TO BE DONE >> Reproduce, character for character, the lines below from the first through the one with "gray] (bl) -- (br);". Leave pictures out.
........
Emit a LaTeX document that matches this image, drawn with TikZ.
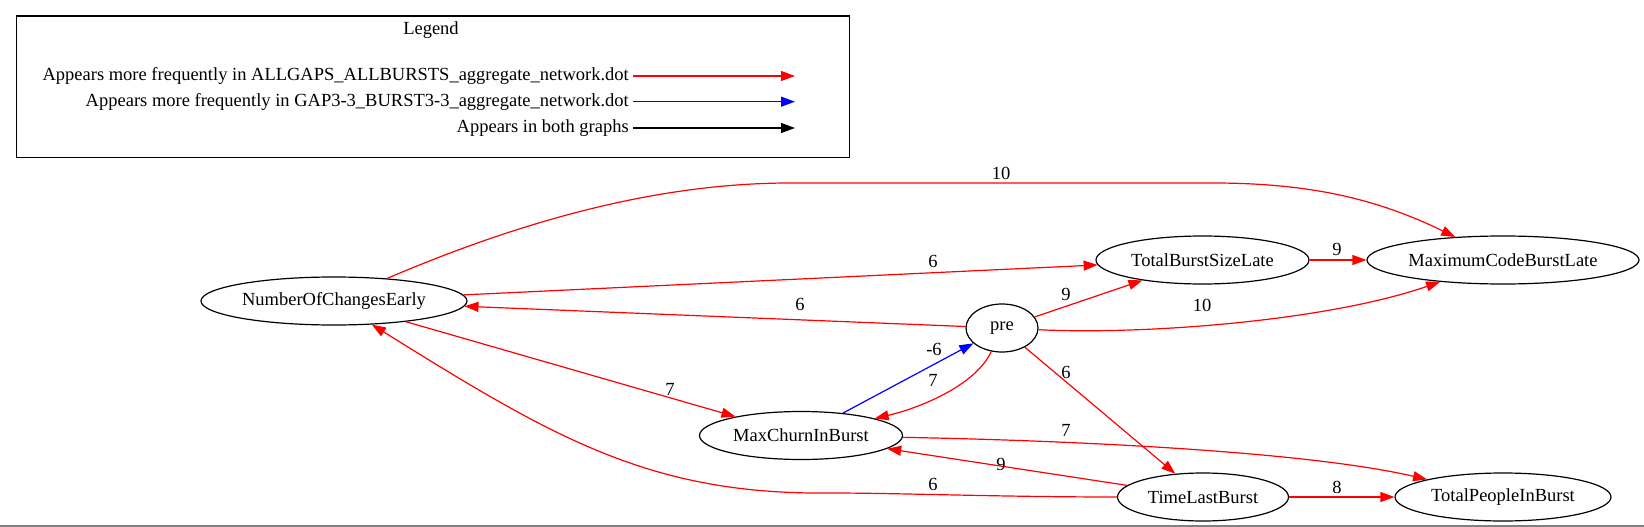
\documentclass[tikz,border=0pt]{standalone}
\usepackage{fontspec}
\setmainfont{Liberation Serif}
\usetikzlibrary{arrows.meta,shapes.geometric}
\begin{document}
\begin{tikzpicture}[x=1pt,y=-1pt,
  gnode/.style={draw, ellipse, line width=1.2pt, inner sep=0pt, minimum height=48pt, font=\fontsize{18.5}{22}\selectfont},
  lbl/.style={inner sep=0pt, font=\fontsize{18.5}{22}\selectfont},
  leglbl/.style={inner sep=0pt, font=\fontsize{18.5}{22}\selectfont},
  edgebase/.style={line width=1.2pt, -{Triangle[length=14pt,width=10pt]}},
  redge/.style={edgebase, red},
  bedge/.style={edgebase, blue},
  kedge/.style={edgebase, black},
]
\useasboundingbox (0,0) rectangle (1644,527);
\coordinate (bl) at (0,525.5);
\coordinate (br) at (1644,525.5);
\draw[line width=2pt, gray] (bl) -- (br);

% legend
\node[draw, line width=1.2pt, minimum width=833pt, minimum height=141pt, inner sep=0pt, anchor=north west] (legendbox) at (15.5,15.5) {};
\node[leglbl] (legtitle) at (431,30) {Legend};
\node[leglbl, anchor=east] (leg1) at (629,76) {Appears more frequently in ALLGAPS\_ALLBURSTS\_aggregate\_network.dot};
\node[leglbl, anchor=east] (leg2) at (629,101.7) {Appears more frequently in GAP3-3\_BURST3-3\_aggregate\_network.dot};
\node[leglbl, anchor=east] (leg3) at (629,128) {Appears in both graphs};
\coordinate (a1s) at (633,76);  \coordinate (a1e) at (795,76);
\coordinate (a2s) at (633,101.7); \coordinate (a2e) at (795,101.7);
\coordinate (a3s) at (633,128); \coordinate (a3e) at (795,128);
\draw[redge] (a1s) -- (a1e);
\draw[bedge] (a2s) -- (a2e);
\draw[kedge] (a3s) -- (a3e);

% nodes
\node[gnode, minimum width=266pt] (noce) at (334,301) {NumberOfChangesEarly};
\node[gnode, minimum width=213pt] (tbsl) at (1202.5,260) {TotalBurstSizeLate};
\node[gnode, minimum width=272pt] (mcbl) at (1503,260) {MaximumCodeBurstLate};
\node[gnode, minimum width=72pt] (pre) at (1002,328) {pre};
\node[gnode, minimum width=203pt] (mcib) at (801,435.5) {MaxChurnInBurst};
\node[gnode, minimum width=171pt] (tlb) at (1203,497) {TimeLastBurst};
\node[gnode, minimum width=216pt] (tpib) at (1503,497) {TotalPeopleInBurst};

% edges
\draw[redge] (noce) .. controls (496,232) and (640,183) .. (790,183) -- (1213,183) .. controls (1320,183) and (1385,203) .. (mcbl);
\draw[redge] (noce) -- (tbsl);
\draw[redge] (pre) -- (noce);
\draw[redge] (noce) -- (mcib);
\draw[bedge] (mcib) -- (pre);
\draw[redge] (pre) .. controls (976,385) and (920,408) .. (mcib);
\draw[redge] (pre) -- (tbsl);
\draw[redge] (pre) .. controls (1150,335) and (1330,320) .. (mcbl);
\draw[redge] (tbsl) -- (mcbl);
\draw[redge] (pre) -- (tlb);
\draw[redge] (mcib) .. controls (1050,440) and (1300,450) .. (tpib);
\draw[redge] (tlb) -- (mcib);
\draw[redge] (tlb) .. controls (1000,497) and (900,493) .. (830,493) .. controls (650,495) and (554,438) .. (noce);
\draw[redge] (tlb) -- (tpib);

% edge labels
\node[lbl] (l1) at (1001,173) {10};
\node[lbl] (l2) at (933,261) {6};
\node[lbl] (l3) at (800,304) {6};
\node[lbl] (l4) at (670,389) {7};
\node[lbl] (l5) at (934,349) {-6};
\node[lbl] (l6) at (933,380) {7};
\node[lbl] (l7) at (1066,294) {9};
\node[lbl] (l8) at (1202,305) {10};
\node[lbl] (l9) at (1337,249) {9};
\node[lbl] (l10) at (1066,372) {6};
\node[lbl] (l11) at (1066,430) {7};
\node[lbl] (l12) at (1001,464) {9};
\node[lbl] (l13) at (933,484) {6};
\node[lbl] (l14) at (1337,487) {8};
\end{tikzpicture}
\end{document}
........
FULL OUTPUT >>
Emit a LaTeX document that matches this image, drawn with TikZ.
\documentclass[tikz,border=0pt]{standalone}
\usepackage{fontspec}
\setmainfont{Liberation Serif}
\usetikzlibrary{arrows.meta,shapes.geometric}
\begin{document}
\begin{tikzpicture}[x=1pt,y=-1pt,
  gnode/.style={draw, ellipse, line width=1.2pt, inner sep=0pt, minimum height=48pt, font=\fontsize{18.5}{22}\selectfont},
  lbl/.style={inner sep=0pt, font=\fontsize{18.5}{22}\selectfont},
  leglbl/.style={inner sep=0pt, font=\fontsize{18.5}{22}\selectfont},
  edgebase/.style={line width=1.2pt, -{Triangle[length=14pt,width=10pt]}},
  redge/.style={edgebase, red},
  bedge/.style={edgebase, blue},
  kedge/.style={edgebase, black},
]
\useasboundingbox (0,0) rectangle (1644,527);
\coordinate (bl) at (0,525.5);
\coordinate (br) at (1644,525.5);
\draw[line width=2pt, gray] (bl) -- (br);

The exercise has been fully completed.